Is it possible to change your mind too much? I am generally trying to be actively aware of confirmation bias, that is fitting every new bit of information into one's existing set of opinions. Plus I like the feeling of novel thoughts and how they tickle your brain.

This sometimes manifests in an instinct to run in the opposite direction when everyone agrees on something. Everyone thinks climate change will be catastrophic soon? Sure, but what about other solutions than admonishing people to behave differently? And aren't some the activists claims exaggerated? (Apocalypse Never by Michael Shellenberger is a book that tries to distinguish the science from the hyperbole; I should finish it some day.)

That same gut reaction seems to be my default in many areas.

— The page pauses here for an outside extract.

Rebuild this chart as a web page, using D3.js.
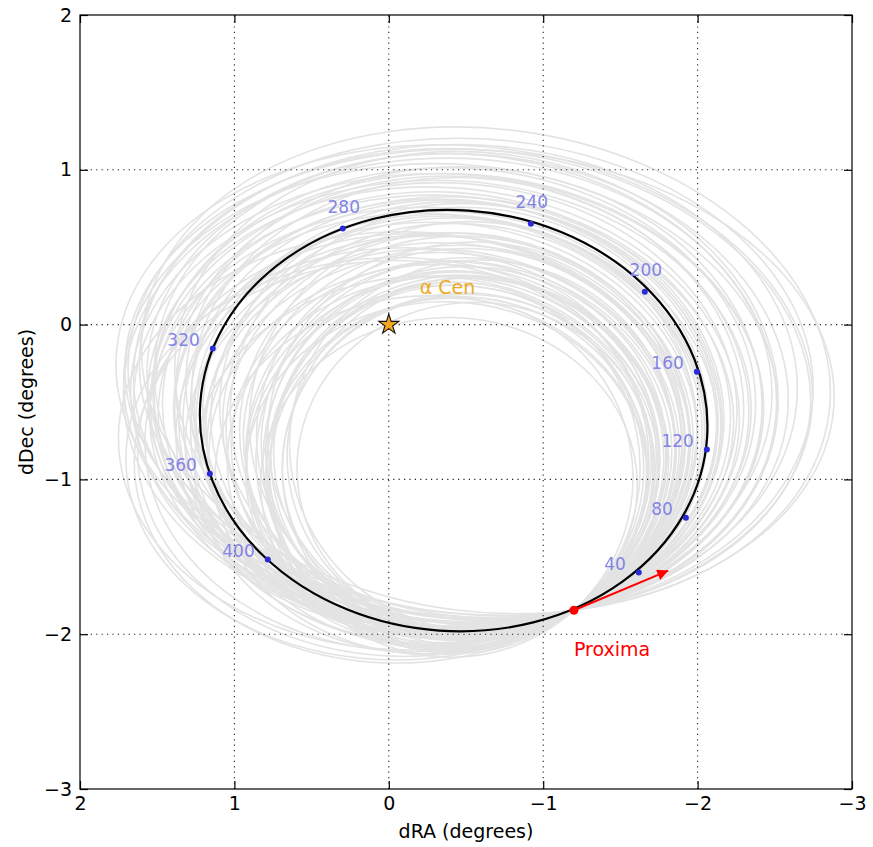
<!DOCTYPE html>
<html>
<head>
<meta charset="utf-8">
<script src="https://cdn.jsdelivr.net/npm/d3@7"></script>
<style>
  body { margin: 0; background: #fff; }
  text { font-family: "DejaVu Sans", sans-serif; }
</style>
</head>
<body>
<svg id="chart"></svg>
<script>
const xTicks = [2, 1, 0, -1, -2, -3];
const yTicks = [2, 1, 0, -1, -2, -3];

// best orbit of Proxima on the sky
const orbitCenter = [-0.42, -0.62];
const orbitAxes = [1.645, 1.36];
const orbitTilt = 4;

// marked positions along the orbit (kyr from now)
const times = [40, 80, 120, 160, 200, 240, 280, 320, 360, 400];
const timeRA = [-1.619, -1.924, -2.06, -1.995, -1.658, -0.92, 0.298, 1.14, 1.159, 0.784];
const timeDec = [-1.602, -1.247, -0.807, -0.304, 0.213, 0.652, 0.62, -0.155, -0.963, -1.518];

const alphaCen = [0, 0];
const proxima = [-1.199, -1.845];
const proximaArrowTip = [-1.81, -1.589];

// sampled orbits: semi-axes, tilt (deg, clockwise) and heading at Proxima (deg)
const cloudA = [
  2.30, 2.26, 2.22, 2.18, 2.15, 2.12, 2.08, 2.05, 2.02, 2.00, 2.24, 2.10,
  1.98, 1.95, 1.92, 1.90, 1.88, 1.86, 1.84, 1.82, 1.80, 1.78, 1.76, 1.74, 1.72, 1.70, 1.69,
  1.68, 1.66, 1.65, 1.64, 1.62, 1.61, 1.60, 1.96, 1.87, 1.79, 1.73, 1.67, 1.63, 1.75, 1.85,
  1.58, 1.56, 1.54, 1.52, 1.50, 1.48, 1.46, 1.44, 1.42, 1.40, 1.38, 1.36, 1.34, 1.32, 1.30,
  1.28, 1.26, 1.24, 1.22, 1.20, 1.18, 1.16, 1.55, 1.45, 1.35, 1.25, 1.50, 1.40, 1.30, 1.22,
  1.20, 1.22, 1.25, 1.18, 1.28, 1.33];
const cloudB = [
  1.50, 1.52, 1.55, 1.50, 1.54, 1.48, 1.50, 1.46, 1.50, 1.45, 1.56, 1.52,
  1.45, 1.48, 1.42, 1.45, 1.40, 1.44, 1.38, 1.42, 1.40, 1.36, 1.40, 1.35, 1.38, 1.30, 1.36,
  1.34, 1.36, 1.32, 1.35, 1.30, 1.33, 1.28, 1.50, 1.46, 1.44, 1.32, 1.38, 1.36, 1.30, 1.35,
  1.30, 1.28, 1.32, 1.26, 1.30, 1.24, 1.28, 1.22, 1.26, 1.20, 1.24, 1.18, 1.22, 1.17, 1.20,
  1.15, 1.18, 1.13, 1.16, 1.12, 1.14, 1.08, 1.36, 1.32, 1.26, 1.20, 1.22, 1.16, 1.12, 1.08,
  1.20, 1.18, 1.22, 1.16, 1.22, 1.25];
const cloudTilt = [
  4, 5, 3, 6, 2, 4, 5, 3, 6, 2, 7, 0,
  4, 3, 5, 2, 4, 6, 3, 4, 2, 5, 4, 0, 6, 0, 3,
  4, 5, 2, 4, 3, 5, 1, 7, 6, 5, 0, 4, 6, 0, 1,
  4, 3, 5, 2, 4, 0, 5, 3, 4, 0, 6, 2, 4, 0, 3,
  5, 2, 0, 4, 2, 0, 3, 6, 5, 4, 6, 0, 0, 2, 1,
  0, 2, 0, 0, 3, 1];
const cloudHeading = [
  8, 10, 11, 9, 13, 14, 12, 16, 13, 18, 7, 17,
  15, 17, 18, 20, 19, 16, 22, 21, 20, 23, 22, 30, 20, 35, 24,
  25, 23, 28, 24, 26, 22, 29, 12, 14, 17, 32, 21, 19, 33, 28,
  25, 27, 24, 29, 26, 32, 25, 28, 27, 33, 26, 30, 28, 34, 30,
  28, 32, 35, 30, 33, 36, 31, 22, 24, 26, 27, 34, 36, 35, 38,
  40, 38, 37, 42, 36, 35];

const width = 873;
const height = 847;
const margin = { top: 15, right: 21, bottom: 58, left: 80 };

const svg = d3.select("#chart").attr("width", width).attr("height", height);

const x = d3.scaleLinear().domain([2, -3]).range([margin.left, width - margin.right]);
const y = d3.scaleLinear().domain([-3, 2]).range([height - margin.bottom, margin.top]);
const kx = Math.abs(x(1) - x(0));
const ky = Math.abs(y(0) - y(1));

// centre of an orbit that passes through Proxima with the given heading
function cloudCenter(a, b, tilt, heading) {
  const th = -tilt * Math.PI / 180;
  const psi = heading * Math.PI / 180 - th;
  const t = Math.atan2(-Math.cos(psi) / a, Math.sin(psi) / b);
  const lx = a * Math.cos(t), ly = b * Math.sin(t);
  const ox = lx * Math.cos(th) - ly * Math.sin(th);
  const oy = lx * Math.sin(th) + ly * Math.cos(th);
  return [proxima[0] + ox, proxima[1] - oy];
}

const cloud = cloudA.map((a, i) => {
  const c = cloudCenter(a, cloudB[i], cloudTilt[i], cloudHeading[i]);
  return { cx: c[0], cy: c[1], a, b: cloudB[i], tilt: cloudTilt[i] };
});

svg.append("defs").append("clipPath").attr("id", "plot-clip")
  .append("rect")
  .attr("x", margin.left).attr("y", margin.top)
  .attr("width", x(-3) - x(2)).attr("height", y(-3) - y(2));

const plot = svg.append("g").attr("clip-path", "url(#plot-clip)");

plot.append("g").attr("class", "cloud")
  .selectAll("ellipse").data(cloud).join("ellipse")
  .attr("transform", (d) => `translate(${x(d.cx)},${y(d.cy)}) rotate(${d.tilt})`)
  .attr("rx", (d) => d.a * kx)
  .attr("ry", (d) => d.b * ky)
  .attr("fill", "none")
  .attr("stroke", "#e3e3e3")
  .attr("stroke-width", 1.6);

// grid
const grid = svg.append("g").attr("class", "grid")
  .attr("stroke", "#222").attr("stroke-width", 1.1).attr("stroke-dasharray", "1.2,4.2");
grid.selectAll("line.gx").data(xTicks.slice(1, -1)).join("line").attr("class", "gx")
  .attr("x1", (d) => x(d)).attr("x2", (d) => x(d))
  .attr("y1", y(-3)).attr("y2", y(2));
grid.selectAll("line.gy").data(yTicks.slice(1, -1)).join("line").attr("class", "gy")
  .attr("y1", (d) => y(d)).attr("y2", (d) => y(d))
  .attr("x1", x(2)).attr("x2", x(-3));

const fg = svg.append("g").attr("clip-path", "url(#plot-clip)");

fg.append("ellipse")
  .attr("transform", `translate(${x(orbitCenter[0])},${y(orbitCenter[1])}) rotate(${orbitTilt})`)
  .attr("rx", orbitAxes[0] * kx)
  .attr("ry", orbitAxes[1] * ky)
  .attr("fill", "none")
  .attr("stroke", "#000")
  .attr("stroke-width", 2.2);

// time markers
const marks = times.map((t, i) => ({ t, ra: timeRA[i], dec: timeDec[i] }));
fg.selectAll("circle.tick-pt").data(marks).join("circle").attr("class", "tick-pt")
  .attr("cx", (d) => x(d.ra)).attr("cy", (d) => y(d.dec))
  .attr("r", 3).attr("fill", "#2b2bd6");
fg.selectAll("text.tick-lbl").data(marks).join("text").attr("class", "tick-lbl")
  .attr("x", (d) => x(d.ra) + (d.dec > 0 ? 1 : -13))
  .attr("y", (d) => y(d.dec) + (d.dec > 0 ? -16 : -3))
  .attr("text-anchor", (d) => (d.dec > 0 ? "middle" : "end"))
  .attr("font-size", 17)
  .attr("fill", "#8484e6")
  .text((d) => d.t);

// alpha Cen
fg.append("path")
  .attr("d", d3.symbol(d3.symbolStar).size(125)())
  .attr("transform", `translate(${x(alphaCen[0])},${y(alphaCen[1])})`)
  .attr("fill", "#f2a51f").attr("stroke", "#111").attr("stroke-width", 1.1);
fg.append("text")
  .attr("x", x(alphaCen[0] - 0.2)).attr("y", y(alphaCen[1] + 0.2))
  .attr("font-size", 19).attr("fill", "#eeaa22")
  .text("α Cen");

// Proxima and its motion
svg.append("defs").append("marker")
  .attr("id", "head").attr("viewBox", "0 0 10 10")
  .attr("refX", 10).attr("refY", 5)
  .attr("markerWidth", 16).attr("markerHeight", 11)
  .attr("markerUnits", "userSpaceOnUse").attr("orient", "auto")
  .append("path").attr("d", "M0,0L10,5L0,10z").attr("fill", "#f00");
fg.append("line")
  .attr("x1", x(proxima[0])).attr("y1", y(proxima[1]))
  .attr("x2", x(proximaArrowTip[0])).attr("y2", y(proximaArrowTip[1]))
  .attr("stroke", "#f00").attr("stroke-width", 2)
  .attr("marker-end", "url(#head)");
fg.append("circle")
  .attr("cx", x(proxima[0])).attr("cy", y(proxima[1]))
  .attr("r", 4.5).attr("fill", "#f00");
fg.append("text")
  .attr("x", x(proxima[0])).attr("y", y(proxima[1]) + 46)
  .attr("font-size", 19).attr("fill", "#f00")
  .text("Proxima");

// axes, ticks pointing inward on all four sides
const fmt = d3.format("d");
svg.append("g").attr("transform", `translate(0,${y(-3)})`)
  .call(d3.axisBottom(x).tickValues(xTicks).tickFormat(fmt).tickSizeInner(-8).tickSizeOuter(0).tickPadding(8));
svg.append("g").attr("transform", `translate(0,${y(2)})`)
  .call(d3.axisTop(x).tickValues(xTicks).tickFormat("").tickSizeInner(-8).tickSizeOuter(0));
svg.append("g").attr("transform", `translate(${x(2)},0)`)
  .call(d3.axisLeft(y).tickValues(yTicks).tickFormat(fmt).tickSizeInner(-8).tickSizeOuter(0).tickPadding(8));
svg.append("g").attr("transform", `translate(${x(-3)},0)`)
  .call(d3.axisRight(y).tickValues(yTicks).tickFormat("").tickSizeInner(-8).tickSizeOuter(0));

svg.selectAll(".domain").remove();
svg.selectAll(".tick line").attr("stroke", "#000").attr("stroke-width", 1.2);
svg.selectAll(".tick text").attr("font-size", 19).attr("fill", "#000")
  .attr("font-family", "DejaVu Sans, sans-serif");

svg.append("rect")
  .attr("x", x(2)).attr("y", y(2))
  .attr("width", x(-3) - x(2)).attr("height", y(-3) - y(2))
  .attr("fill", "none").attr("stroke", "#000").attr("stroke-width", 1.2);

svg.append("text")
  .attr("x", (x(2) + x(-3)) / 2).attr("y", 838)
  .attr("text-anchor", "middle").attr("font-size", 19)
  .text("dRA (degrees)");
svg.append("text")
  .attr("transform", `translate(33,${(y(2) + y(-3)) / 2}) rotate(-90)`)
  .attr("text-anchor", "middle").attr("font-size", 19)
  .text("dDec (degrees)");
</script>
</body>
</html>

If I wanted to flatter myself, I would call it a "scientific mindset", to always question common wisdom, but I am not sure it really is that. Also it becomes potentially "dangerous" socially, in the sense that one can easily come across as obnoxious and unnecessarily crontrarian. And in the wrong context it can send the wrong signals as to how one gets sorted into the bins labelled good guy or bad guy.

Thus I am genuinely unsure whether I tend overcompensate when trying to correct my confirmation bias. After all, there often are good reasons that there is a widely accepted view, and quickly throwing out a strong prior is bad Bayesian thinking. In an extreme case, it would make me gullible, accepting new arguments or framings without weighing them properly against what I thought before.

Coincidentally, Scott Alexander wrote about the exact opposite today, trapped priors. Quite likely I have some of these, too, and I see no immediate reason why one cannot have too weak priors concerning one subject matter, and too strong ones in another.

Added 2021-03-12: Also closely related, I just heard Rob Wiblin in his podcst say the following, which gave me a chuckle:

I feel like I can notice a perverse aspect of this in myself when [...] you’ve kind of settled on what is kind of probably the true boring thing, the unexpected boring real conclusion just to some issue that has been controversial to you in the past. Then you’re like, “I’m bored of this. I have to find new takes, something new to say about this issue. [.. ] But what’s left?” What’s left is just bad takes, like dumb, unexpected contrarian takes.